**MATERIALS PROVIDED**
===

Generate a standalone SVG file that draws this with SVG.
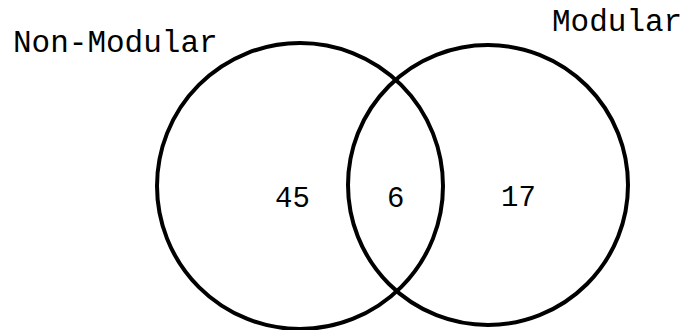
<svg xmlns="http://www.w3.org/2000/svg" width="682" height="330" viewBox="0 0 682 330">
<style>
.c{fill:none;stroke:#000;stroke-width:4}
.t{font-family:"Liberation Mono","Courier New",monospace;font-size:31px;fill:#000}
.n{font-family:"Liberation Mono","Courier New",monospace;font-size:29px;fill:#000}
</style>
<rect width="682" height="330" fill="#fff"/>
<g id="connectors"></g>
<g id="non-modular">
<circle class="c" cx="300" cy="186" r="143"/>
<text class="t" x="13" y="52">Non-Modular</text>
</g>
<g id="modular">
<circle class="c" cx="488" cy="185" r="140"/>
<text class="t" x="552" y="31">Modular</text>
</g>
<g id="counts">
<text class="n" x="275" y="207">45</text>
<text class="n" x="387" y="207">6</text>
<text class="n" x="501" y="206">17</text>
</g>
</svg>
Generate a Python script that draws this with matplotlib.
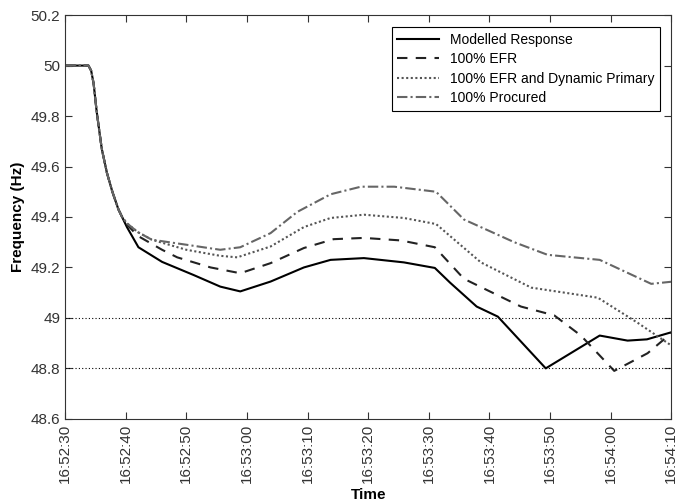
import numpy as np
import pandas as pd
import matplotlib
matplotlib.use("Agg")
import matplotlib.pyplot as plt
import matplotlib.dates as mdates

plt.rcParams["font.family"] = ["Liberation Sans", "DejaVu Sans"]

# seconds after 16:52:30
t_common = [0, 3.85, 4.3, 4.7, 5.2, 6.05, 6.9, 7.8, 8.8, 9.4]
f_common = [50.0, 50.0, 49.98, 49.93, 49.82, 49.67, 49.575, 49.50, 49.43, 49.40]

t_model = [10.2, 12.1, 16.0, 21.2, 25.6, 28.9, 33.9, 39.4, 43.8, 49.3, 55.9,
           61.0, 63.5, 67.9, 71.4, 79.3, 88.2, 92.8, 96.0, 100.3]
f_model = [49.36, 49.28, 49.222, 49.17, 49.124, 49.105, 49.144, 49.20, 49.23,
           49.237, 49.22, 49.198, 49.14, 49.045, 49.005, 48.80, 48.93, 48.91, 48.915, 48.945]

t_efr = [10.2, 12.0, 16.0, 18.5, 24.0, 28.9, 33.9, 39.4, 44.3, 49.3, 55.4, 61.0, 65.8,
         75.2, 80.7, 85.1, 90.6, 96.1, 100.3]
f_efr = [49.37, 49.325, 49.27, 49.24, 49.20, 49.177, 49.217, 49.277, 49.312, 49.317, 49.307,
         49.28, 49.155, 49.045, 49.01, 48.93, 48.79, 48.86, 48.945]

t_dyn = [10.2, 12.0, 14.3, 20.0, 25.6, 28.4, 33.9, 39.4, 43.8, 49.3, 55.9, 61.2, 68.6,
         76.9, 87.9, 94.5, 100.3]
f_dyn = [49.375, 49.34, 49.31, 49.27, 49.246, 49.24, 49.283, 49.36, 49.396, 49.409, 49.396,
         49.372, 49.22, 49.12, 49.08, 48.98, 48.886]

t_proc = [10.2, 12.0, 14.3, 20.0, 25.6, 28.9, 33.9, 38.3, 43.8, 48.8, 54.3, 61.2, 65.8,
          74.1, 79.6, 88.2, 96.7, 100.3]
f_proc = [49.375, 49.34, 49.31, 49.29, 49.27, 49.28, 49.336, 49.42, 49.49, 49.52, 49.52,
          49.50, 49.39, 49.30, 49.25, 49.23, 49.135, 49.144]

limits = [49.0, 48.8]

start = pd.Timestamp("2017-01-01 16:52:30")


def to_time(secs):
    return (start + pd.to_timedelta(np.array(t_common + secs), unit="s")).to_numpy()


fig = plt.figure(figsize=(6.78, 5.04), dpi=100)
ax = fig.add_axes([0.096, 0.169, 0.894, 0.801])

ax.plot(to_time(t_model), f_common + f_model, color="black", lw=1.5, label="Modelled Response")
ax.plot(to_time(t_efr), f_common + f_efr, color="#222222", lw=1.5, ls=(0, (5, 4)),
        label="100% EFR")
ax.plot(to_time(t_dyn), f_common + f_dyn, color="#555555", lw=1.5, ls=(0, (1, 1.2)),
        label="100% EFR and Dynamic Primary")
ax.plot(to_time(t_proc), f_common + f_proc, color="#666666", lw=1.5, ls=(0, (5, 1.5, 1, 1.5)),
        label="100% Procured")

for y in limits:
    ax.axhline(y, color="black", lw=0.8, ls=(0, (1, 2)))

ax.set_xlim(start, start + pd.Timedelta(seconds=100))
ax.set_ylim(48.6, 50.2)
ax.set_yticks(np.arange(48.6, 50.21, 0.2))
ax.set_yticklabels(["48.6", "48.8", "49", "49.2", "49.4", "49.6", "49.8", "50", "50.2"])
ax.xaxis.set_major_locator(mdates.SecondLocator(bysecond=range(0, 60, 10)))
ax.xaxis.set_major_formatter(mdates.DateFormatter("%H:%M:%S"))
plt.setp(ax.get_xticklabels(), rotation=90)

ax.tick_params(direction="in", top=True, right=True, labelsize=11, colors="#333333",
               length=5)
for s in ax.spines.values():
    s.set_color("#333333")
    s.set_linewidth(0.8)

ax.set_xlabel("Time", fontsize=11, fontweight="bold")
ax.set_ylabel("Frequency (Hz)", fontsize=11, fontweight="bold")

leg = ax.legend(loc="upper right", bbox_to_anchor=(0.982, 0.970), borderaxespad=0,
                fontsize=10, fancybox=False, framealpha=1, edgecolor="black",
                handlelength=3, labelspacing=0.39)
leg.get_frame().set_linewidth(0.8)

fig.savefig("out.png", dpi=100)
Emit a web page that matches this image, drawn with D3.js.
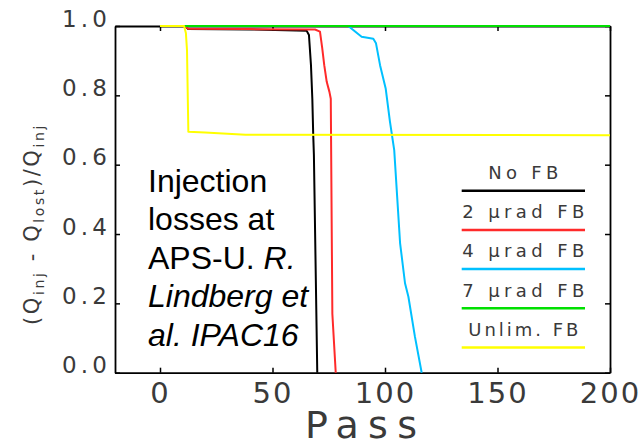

===

**TASK REQUIREMENTS**
Reproduce the records, all of them, word for word; omit the pictures.

**WRITTEN SOLUTION**
Generate a standalone SVG file that draws this with SVG.
<svg xmlns="http://www.w3.org/2000/svg" width="682" height="330" viewBox="0 0 682 330">
<style>
.c{fill:none;stroke:#000;stroke-width:4}
.t{font-family:"Liberation Mono","Courier New",monospace;font-size:31px;fill:#000}
.n{font-family:"Liberation Mono","Courier New",monospace;font-size:29px;fill:#000}
</style>
<rect width="682" height="330" fill="#fff"/>
<g id="connectors"></g>
<g id="non-modular">
<circle class="c" cx="300" cy="186" r="143"/>
<text class="t" x="13" y="52">Non-Modular</text>
</g>
<g id="modular">
<circle class="c" cx="488" cy="185" r="140"/>
<text class="t" x="552" y="31">Modular</text>
</g>
<g id="counts">
<text class="n" x="275" y="207">45</text>
<text class="n" x="387" y="207">6</text>
<text class="n" x="501" y="206">17</text>
</g>
</svg>
Generate a Python script that draws this with matplotlib.
import numpy as np
import pandas as pd
import matplotlib
matplotlib.use("Agg")
import matplotlib.pyplot as plt
import matplotlib.dates as mdates

plt.rcParams["font.family"] = ["Liberation Sans", "DejaVu Sans"]

# seconds after 16:52:30
t_common = [0, 3.85, 4.3, 4.7, 5.2, 6.05, 6.9, 7.8, 8.8, 9.4]
f_common = [50.0, 50.0, 49.98, 49.93, 49.82, 49.67, 49.575, 49.50, 49.43, 49.40]

t_model = [10.2, 12.1, 16.0, 21.2, 25.6, 28.9, 33.9, 39.4, 43.8, 49.3, 55.9,
           61.0, 63.5, 67.9, 71.4, 79.3, 88.2, 92.8, 96.0, 100.3]
f_model = [49.36, 49.28, 49.222, 49.17, 49.124, 49.105, 49.144, 49.20, 49.23,
           49.237, 49.22, 49.198, 49.14, 49.045, 49.005, 48.80, 48.93, 48.91, 48.915, 48.945]

t_efr = [10.2, 12.0, 16.0, 18.5, 24.0, 28.9, 33.9, 39.4, 44.3, 49.3, 55.4, 61.0, 65.8,
         75.2, 80.7, 85.1, 90.6, 96.1, 100.3]
f_efr = [49.37, 49.325, 49.27, 49.24, 49.20, 49.177, 49.217, 49.277, 49.312, 49.317, 49.307,
         49.28, 49.155, 49.045, 49.01, 48.93, 48.79, 48.86, 48.945]

t_dyn = [10.2, 12.0, 14.3, 20.0, 25.6, 28.4, 33.9, 39.4, 43.8, 49.3, 55.9, 61.2, 68.6,
         76.9, 87.9, 94.5, 100.3]
f_dyn = [49.375, 49.34, 49.31, 49.27, 49.246, 49.24, 49.283, 49.36, 49.396, 49.409, 49.396,
         49.372, 49.22, 49.12, 49.08, 48.98, 48.886]

t_proc = [10.2, 12.0, 14.3, 20.0, 25.6, 28.9, 33.9, 38.3, 43.8, 48.8, 54.3, 61.2, 65.8,
          74.1, 79.6, 88.2, 96.7, 100.3]
f_proc = [49.375, 49.34, 49.31, 49.29, 49.27, 49.28, 49.336, 49.42, 49.49, 49.52, 49.52,
          49.50, 49.39, 49.30, 49.25, 49.23, 49.135, 49.144]

limits = [49.0, 48.8]

start = pd.Timestamp("2017-01-01 16:52:30")


def to_time(secs):
    return (start + pd.to_timedelta(np.array(t_common + secs), unit="s")).to_numpy()


fig = plt.figure(figsize=(6.78, 5.04), dpi=100)
ax = fig.add_axes([0.096, 0.169, 0.894, 0.801])

ax.plot(to_time(t_model), f_common + f_model, color="black", lw=1.5, label="Modelled Response")
ax.plot(to_time(t_efr), f_common + f_efr, color="#222222", lw=1.5, ls=(0, (5, 4)),
        label="100% EFR")
ax.plot(to_time(t_dyn), f_common + f_dyn, color="#555555", lw=1.5, ls=(0, (1, 1.2)),
        label="100% EFR and Dynamic Primary")
ax.plot(to_time(t_proc), f_common + f_proc, color="#666666", lw=1.5, ls=(0, (5, 1.5, 1, 1.5)),
        label="100% Procured")

for y in limits:
    ax.axhline(y, color="black", lw=0.8, ls=(0, (1, 2)))

ax.set_xlim(start, start + pd.Timedelta(seconds=100))
ax.set_ylim(48.6, 50.2)
ax.set_yticks(np.arange(48.6, 50.21, 0.2))
ax.set_yticklabels(["48.6", "48.8", "49", "49.2", "49.4", "49.6", "49.8", "50", "50.2"])
ax.xaxis.set_major_locator(mdates.SecondLocator(bysecond=range(0, 60, 10)))
ax.xaxis.set_major_formatter(mdates.DateFormatter("%H:%M:%S"))
plt.setp(ax.get_xticklabels(), rotation=90)

ax.tick_params(direction="in", top=True, right=True, labelsize=11, colors="#333333",
               length=5)
for s in ax.spines.values():
    s.set_color("#333333")
    s.set_linewidth(0.8)

ax.set_xlabel("Time", fontsize=11, fontweight="bold")
ax.set_ylabel("Frequency (Hz)", fontsize=11, fontweight="bold")

leg = ax.legend(loc="upper right", bbox_to_anchor=(0.982, 0.970), borderaxespad=0,
                fontsize=10, fancybox=False, framealpha=1, edgecolor="black",
                handlelength=3, labelspacing=0.39)
leg.get_frame().set_linewidth(0.8)

fig.savefig("out.png", dpi=100)
Emit a web page that matches this image, drawn with D3.js.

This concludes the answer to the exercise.